Pat Suminski, who represented the Brady Street Business Improvement District, was another example of the deep community roots of the area. Her family has lived on Brady Street for one hundred years, as owners of the Suminski Funeral Home.

“The Brady Street BID was formed in 1993 to help improve the streetscape, originally to add lighting for better security in the area,” said Suminski.

Later additions made the street more walkable, and other elements helped brand the look of the area so it appeared more connected. Ninety contiguous business properties belong to the BID, and only business owners help to pay for public improvements, not residents.

Among the several ideas proposed by those gathered, there was general support for changing Farwell Avenue and Prospect Avenue into two-way streets. Their current one-way design was based on Cold War era planning to swiftly evacuate the city. The resulting legacy is that traffic moves too fast in the area, which is a detriment to local business and pedestrian safety.

“I think there is momentum for that,” said Alderman Kovac. “The North Avenue BID has been pushing the idea for years.”
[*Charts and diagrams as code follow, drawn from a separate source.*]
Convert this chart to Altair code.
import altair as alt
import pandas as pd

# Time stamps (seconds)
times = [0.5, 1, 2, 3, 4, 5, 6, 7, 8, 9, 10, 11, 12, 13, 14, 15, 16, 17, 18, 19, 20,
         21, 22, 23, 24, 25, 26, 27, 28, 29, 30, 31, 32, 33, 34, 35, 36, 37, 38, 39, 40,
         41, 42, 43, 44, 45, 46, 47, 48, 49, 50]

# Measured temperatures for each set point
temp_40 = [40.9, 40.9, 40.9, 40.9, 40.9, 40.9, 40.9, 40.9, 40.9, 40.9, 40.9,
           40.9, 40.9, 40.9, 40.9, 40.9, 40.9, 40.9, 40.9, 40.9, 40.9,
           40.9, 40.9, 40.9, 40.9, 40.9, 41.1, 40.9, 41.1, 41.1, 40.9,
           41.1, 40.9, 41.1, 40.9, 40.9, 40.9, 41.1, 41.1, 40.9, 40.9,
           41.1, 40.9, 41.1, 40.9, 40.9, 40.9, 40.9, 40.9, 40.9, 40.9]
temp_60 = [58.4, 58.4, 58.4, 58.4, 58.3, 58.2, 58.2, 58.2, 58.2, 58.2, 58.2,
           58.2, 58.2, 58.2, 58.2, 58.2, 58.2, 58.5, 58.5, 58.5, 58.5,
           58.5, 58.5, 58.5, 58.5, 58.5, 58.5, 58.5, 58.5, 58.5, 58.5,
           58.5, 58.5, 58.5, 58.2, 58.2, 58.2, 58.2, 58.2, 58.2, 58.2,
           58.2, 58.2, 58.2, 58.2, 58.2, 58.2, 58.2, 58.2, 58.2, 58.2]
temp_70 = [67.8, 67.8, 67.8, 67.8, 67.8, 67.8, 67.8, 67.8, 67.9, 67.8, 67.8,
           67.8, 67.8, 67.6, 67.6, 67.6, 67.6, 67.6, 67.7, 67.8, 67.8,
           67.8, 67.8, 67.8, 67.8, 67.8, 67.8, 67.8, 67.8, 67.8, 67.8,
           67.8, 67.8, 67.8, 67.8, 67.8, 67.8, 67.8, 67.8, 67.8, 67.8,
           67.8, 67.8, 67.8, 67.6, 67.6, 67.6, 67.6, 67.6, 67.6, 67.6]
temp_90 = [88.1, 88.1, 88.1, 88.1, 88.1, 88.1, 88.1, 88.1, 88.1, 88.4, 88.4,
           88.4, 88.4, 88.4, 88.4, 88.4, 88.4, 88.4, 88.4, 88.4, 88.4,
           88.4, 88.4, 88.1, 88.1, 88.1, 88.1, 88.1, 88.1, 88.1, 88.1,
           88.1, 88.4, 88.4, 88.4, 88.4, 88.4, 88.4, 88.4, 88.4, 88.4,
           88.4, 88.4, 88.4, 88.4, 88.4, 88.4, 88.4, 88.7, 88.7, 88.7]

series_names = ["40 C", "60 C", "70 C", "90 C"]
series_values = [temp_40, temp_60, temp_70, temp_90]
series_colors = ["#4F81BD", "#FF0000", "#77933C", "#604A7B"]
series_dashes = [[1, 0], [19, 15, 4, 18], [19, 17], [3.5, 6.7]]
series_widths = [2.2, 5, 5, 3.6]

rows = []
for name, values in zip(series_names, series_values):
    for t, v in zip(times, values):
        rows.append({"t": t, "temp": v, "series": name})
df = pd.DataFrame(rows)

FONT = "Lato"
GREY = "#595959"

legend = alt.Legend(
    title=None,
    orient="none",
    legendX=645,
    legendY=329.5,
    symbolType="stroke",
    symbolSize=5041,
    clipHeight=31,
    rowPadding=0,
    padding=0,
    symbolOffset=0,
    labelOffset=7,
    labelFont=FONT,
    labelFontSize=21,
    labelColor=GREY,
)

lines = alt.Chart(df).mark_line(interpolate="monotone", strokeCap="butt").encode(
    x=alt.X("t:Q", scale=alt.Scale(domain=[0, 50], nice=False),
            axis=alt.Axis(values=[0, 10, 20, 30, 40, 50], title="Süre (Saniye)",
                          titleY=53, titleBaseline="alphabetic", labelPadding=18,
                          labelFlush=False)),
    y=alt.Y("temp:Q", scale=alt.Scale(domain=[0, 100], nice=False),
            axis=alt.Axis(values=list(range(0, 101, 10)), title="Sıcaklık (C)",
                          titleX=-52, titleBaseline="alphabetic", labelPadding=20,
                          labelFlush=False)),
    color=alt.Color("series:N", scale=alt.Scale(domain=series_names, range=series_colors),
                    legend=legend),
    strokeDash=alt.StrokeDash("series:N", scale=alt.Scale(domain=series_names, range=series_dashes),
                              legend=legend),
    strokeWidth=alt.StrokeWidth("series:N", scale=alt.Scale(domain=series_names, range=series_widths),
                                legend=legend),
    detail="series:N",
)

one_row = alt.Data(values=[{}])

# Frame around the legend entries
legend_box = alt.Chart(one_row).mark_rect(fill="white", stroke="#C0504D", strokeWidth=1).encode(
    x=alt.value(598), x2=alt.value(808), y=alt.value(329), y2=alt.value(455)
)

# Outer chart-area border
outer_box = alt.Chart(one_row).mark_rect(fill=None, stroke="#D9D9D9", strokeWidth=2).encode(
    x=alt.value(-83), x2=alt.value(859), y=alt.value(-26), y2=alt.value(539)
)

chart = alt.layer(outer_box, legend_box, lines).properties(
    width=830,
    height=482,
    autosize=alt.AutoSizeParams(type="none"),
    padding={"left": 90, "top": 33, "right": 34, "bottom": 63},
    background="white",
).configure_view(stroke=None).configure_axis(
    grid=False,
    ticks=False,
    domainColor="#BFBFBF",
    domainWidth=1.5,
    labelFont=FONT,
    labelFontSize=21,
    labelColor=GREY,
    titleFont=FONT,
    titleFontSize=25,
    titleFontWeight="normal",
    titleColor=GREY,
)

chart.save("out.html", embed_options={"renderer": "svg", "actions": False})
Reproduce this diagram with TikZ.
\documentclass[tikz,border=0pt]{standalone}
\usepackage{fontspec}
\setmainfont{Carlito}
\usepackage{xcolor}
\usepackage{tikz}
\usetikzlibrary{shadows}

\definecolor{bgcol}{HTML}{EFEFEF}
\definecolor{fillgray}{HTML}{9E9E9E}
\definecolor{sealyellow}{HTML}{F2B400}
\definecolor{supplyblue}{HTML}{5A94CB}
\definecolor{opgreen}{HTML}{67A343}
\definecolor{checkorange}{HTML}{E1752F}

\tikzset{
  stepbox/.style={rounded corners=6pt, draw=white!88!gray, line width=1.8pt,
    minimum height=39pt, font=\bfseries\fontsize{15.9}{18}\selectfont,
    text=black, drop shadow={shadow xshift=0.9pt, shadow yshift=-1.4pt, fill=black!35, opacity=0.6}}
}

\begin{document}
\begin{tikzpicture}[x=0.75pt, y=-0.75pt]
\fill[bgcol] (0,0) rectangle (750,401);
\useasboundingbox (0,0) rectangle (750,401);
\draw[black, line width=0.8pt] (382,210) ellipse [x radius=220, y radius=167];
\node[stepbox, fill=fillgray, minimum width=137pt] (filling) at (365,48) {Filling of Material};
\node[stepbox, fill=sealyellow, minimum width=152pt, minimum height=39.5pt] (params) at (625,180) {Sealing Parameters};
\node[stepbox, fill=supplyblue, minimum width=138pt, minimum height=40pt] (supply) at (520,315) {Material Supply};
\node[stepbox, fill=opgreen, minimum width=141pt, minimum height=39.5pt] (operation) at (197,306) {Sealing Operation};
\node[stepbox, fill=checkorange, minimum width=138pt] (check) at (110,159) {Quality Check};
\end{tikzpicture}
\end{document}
Alderman Kovac also noted that developers he has talked with are supportive of the two-way street idea. The change would cost the city of Milwaukee tens of thousands of dollars to implement but provide a great benefit to Brady Street community.

“With all the new real estate development, how do we make this area not become a bubble at our expense? We have all these people who are going to be moving there for two or three years to be near the bar scene then move out,” added Kohler. “We are trying to create long-term residents. Residents who put down their roots here, because it is interesting and part of a growing green infrastructure.”

The Charles Allis Art Museum, located in proximity to Brady Street, hosted the forum to bring neighbors and business owners together.

The facility’s Executive Director, John Sterr, along with Patti Sherman-Cisler, Executive Director of the Jewish Museum Milwaukee, and Kevin Walzak, board member of North Point Lighthouse, talked about how their consortium played a part in supporting the culture of the area. Comprised of five small to medium sized arts and cultural organizations, members of the Milwaukee Museum Mile are the Charles Allis Art Museum, Jewish Museum Milwaukee, Museum of Wisconsin Art at Saint John’s On The Lake, North Point Lighthouse, and Villa Terrace Decorative Arts Museum. The group is an example of separate interests who banded together to bring more attention to the area by working in collaboration.

To celebrate its fifth anniversary, the Milwaukee Museum Mile is presenting Plein Air 2016 in May, which will feature artists painting along the Mile. Residents and visitors who are drawn to the Mile and its events have a natural conduit into Brady Street.

“I think the museums are stronger together than separate. And I think the Mile is stronger with Brady Street as a partner,” Sherman-Cisler said.